Indian cyber offensive

As the investigation and security sector is rapidly evolving, the threats of data breaches have increased two-folds. Today, protection against cybercrime has become an urgent necessity for developing countries like India. The government is now keeping a check on Indian offensive cyber capabilities.

In the wake of the 2020 Mumbai Grid Attack and the 2019 malware attack on the country’s nuclear power plant, India is now discussing a plan to create a power islanding system in several cities. The aim is to protect the critical infrastructure such as the electricity grid from potential cyberattacks by the adversaries.

The process of digiatlising the global power grid has made it more and more vulnerable to cyberattacks. Hence, the islanding systems are a better option, for they feature generation capacity and have the ability to separate the main grid from the other smaller grids in case of an outage. This will help in halting the growing cyberattacks on the critical infrastructures.

Meanwhile, smart microgrids that run on a mix of battery and rooftop solar power and can isolate smaller areas, commercial and industrial complexes, etc. during the power outage, would also do the trick.

A study shows that Indian offensive cyber capabilities have made a modest progress. Despite being a third-tier country, it also has potential strengths in some parameters as compared to the other countries.

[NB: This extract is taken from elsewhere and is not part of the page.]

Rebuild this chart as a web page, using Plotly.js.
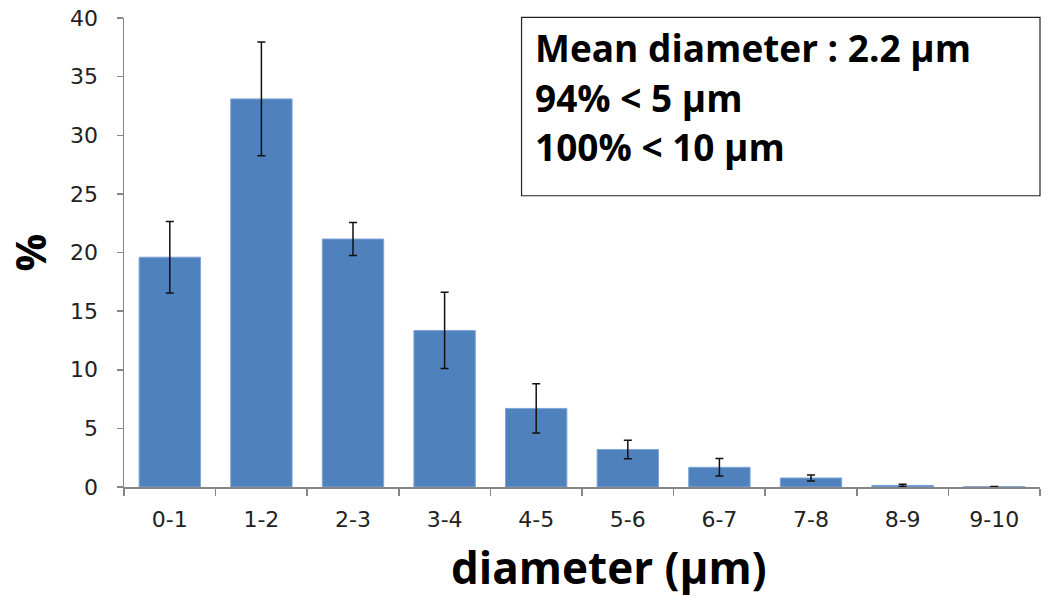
<!DOCTYPE html>
<html>
<head>
<meta charset="utf-8">
<script src="https://cdn.plot.ly/plotly-3.0.1.min.js"></script>
<style>html,body{margin:0;padding:0;background:#fff;}#chart{width:1051px;height:596px;}</style>
</head>
<body>
<div id="chart"></div>
<script>
const categories = ["0-1","1-2","2-3","3-4","4-5","5-6","6-7","7-8","8-9","9-10"];
const percentValues = [19.6, 33.1, 21.15, 13.35, 6.7, 3.2, 1.68, 0.77, 0.14, 0.03];
const errorValues = [3.05, 4.85, 1.4, 3.25, 2.1, 0.78, 0.75, 0.25, 0.1, 0.02];
const yTicks = [0, 5, 10, 15, 20, 25, 30, 35, 40];
const summaryLines = ["Mean diameter : 2.2 µm", "94% < 5 µm", "100% < 10 µm"];
const xTitle = "diameter (µm)";
const yTitle = "%";

const fontFam = "Open Sans, Liberation Sans, sans-serif";
const tickFont = {family: "DejaVu Sans", size: 22, color: "#222"};

const trace = {
  type: "bar",
  x: categories,
  y: percentValues,
  marker: {color: "#4F81BD", line: {color: "#7FA5D6", width: 1}},
  error_y: {type: "data", array: errorValues, visible: true, color: "#111", thickness: 1.5, width: 4},
  hoverinfo: "skip"
};

const linePos = [0.938, 0.830, 0.726];
const annotations = summaryLines.map((t, i) => ({
  xref: "paper", yref: "paper", x: 0.447, y: linePos[i],
  xanchor: "left", yanchor: "middle", showarrow: false,
  text: "<b>" + t + "</b>",
  font: {family: fontFam, size: 37, color: "#000"}
}));
annotations.push({
  xref: "paper", yref: "paper", x: 0.53, y: -0.17,
  xanchor: "center", yanchor: "middle", showarrow: false,
  text: "<b>" + xTitle + "</b>",
  font: {family: fontFam, size: 44, color: "#000"}
});

const layout = {
  width: 1051, height: 596,
  margin: {l: 124, r: 11, t: 18, b: 109},
  paper_bgcolor: "#fff", plot_bgcolor: "#fff",
  showlegend: false,
  bargap: 0.33,
  xaxis: {
    type: "category", range: [-0.5, 9.5],
    showline: true, linecolor: "#868686", linewidth: 1.5,
    ticks: "outside", tickson: "boundaries", ticklen: 7, tickcolor: "#868686", tickwidth: 1.5,
    tickfont: tickFont, ticklabelstandoff: 12,
    showgrid: false, zeroline: false
  },
  yaxis: {
    range: [0, 40], tickvals: yTicks,
    showline: true, linecolor: "#868686", linewidth: 1.5,
    ticks: "outside", ticklen: 6, tickcolor: "#868686", tickwidth: 1.5,
    tickfont: tickFont, ticklabelstandoff: 14,
    showgrid: false, zeroline: false,
    title: {text: "<b>" + yTitle + "</b>", font: {family: fontFam, size: 42, color: "#000"}, standoff: 10}
  },
  shapes: [{
    type: "rect", xref: "paper", yref: "paper",
    x0: 0.434, x1: 1.0, y0: 0.621, y1: 1.0015,
    line: {color: "#222", width: 1.2}, fillcolor: "rgba(0,0,0,0)"
  }],
  annotations: annotations
};

Plotly.newPlot("chart", [trace], layout, {displayModeBar: false, staticPlot: true});
</script>
</body>
</html>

As per a UK think tank, India’s major fight is against Pakistan, rather than China. The India-Pakistan conflict is decades old. Pakistan has launched disinformation campaigns to denigrate India internationally over the ongoing conflicts in the state of Jammu and Kashmir, and the government’s treatment of Muslims. It even played an important role in the ongoing farmers’ protest, to create a sentiment of fear in India.

Prominent Twitter handles were trying to infuse a pro-Khalistan campaign, while using the Indian names for the conspiracy. Nearly, 308 Twitter handles that originated out of Pakistan and were trying to mislead the protesters and create a situation of law and order, were caught by Indian officers.

To curb the influence and growing dissatisfaction amongst people regarding the government and Sikh separatist movement, Indian group APT C-35 was brought into action. The group used mobile baits that counterfeited into Sikhism, and even attacked Pakistan on multiple occasions. They used an EHDevel malicious code framework to attack the adversaries.

Similarly, Srivastava Group of India also played an important role in targeting Pakistan through social media disinformation campaigns. Malware attacks on the adversaries were launched by Indian private actors such as Aglaya, Phronesis, and Dark Basin etc.

India knows that it faces major cyber threats from China, also known to be the world’s biggest digital adversary. As a result, the country is now working on developing a cybersecurity policy, while aiming to compensate for its weaknesses by partnering with the global players in offensive cyber building.

The APT C-35 group not only attacked the Pakistani businessmen in China, but also posed a huge threat to China’s interference in the internal matters of India. These Indian groups have raised the bar for the sophistication of attacks as the country continues to invest in the cyber operations to get ahead of its adversaries.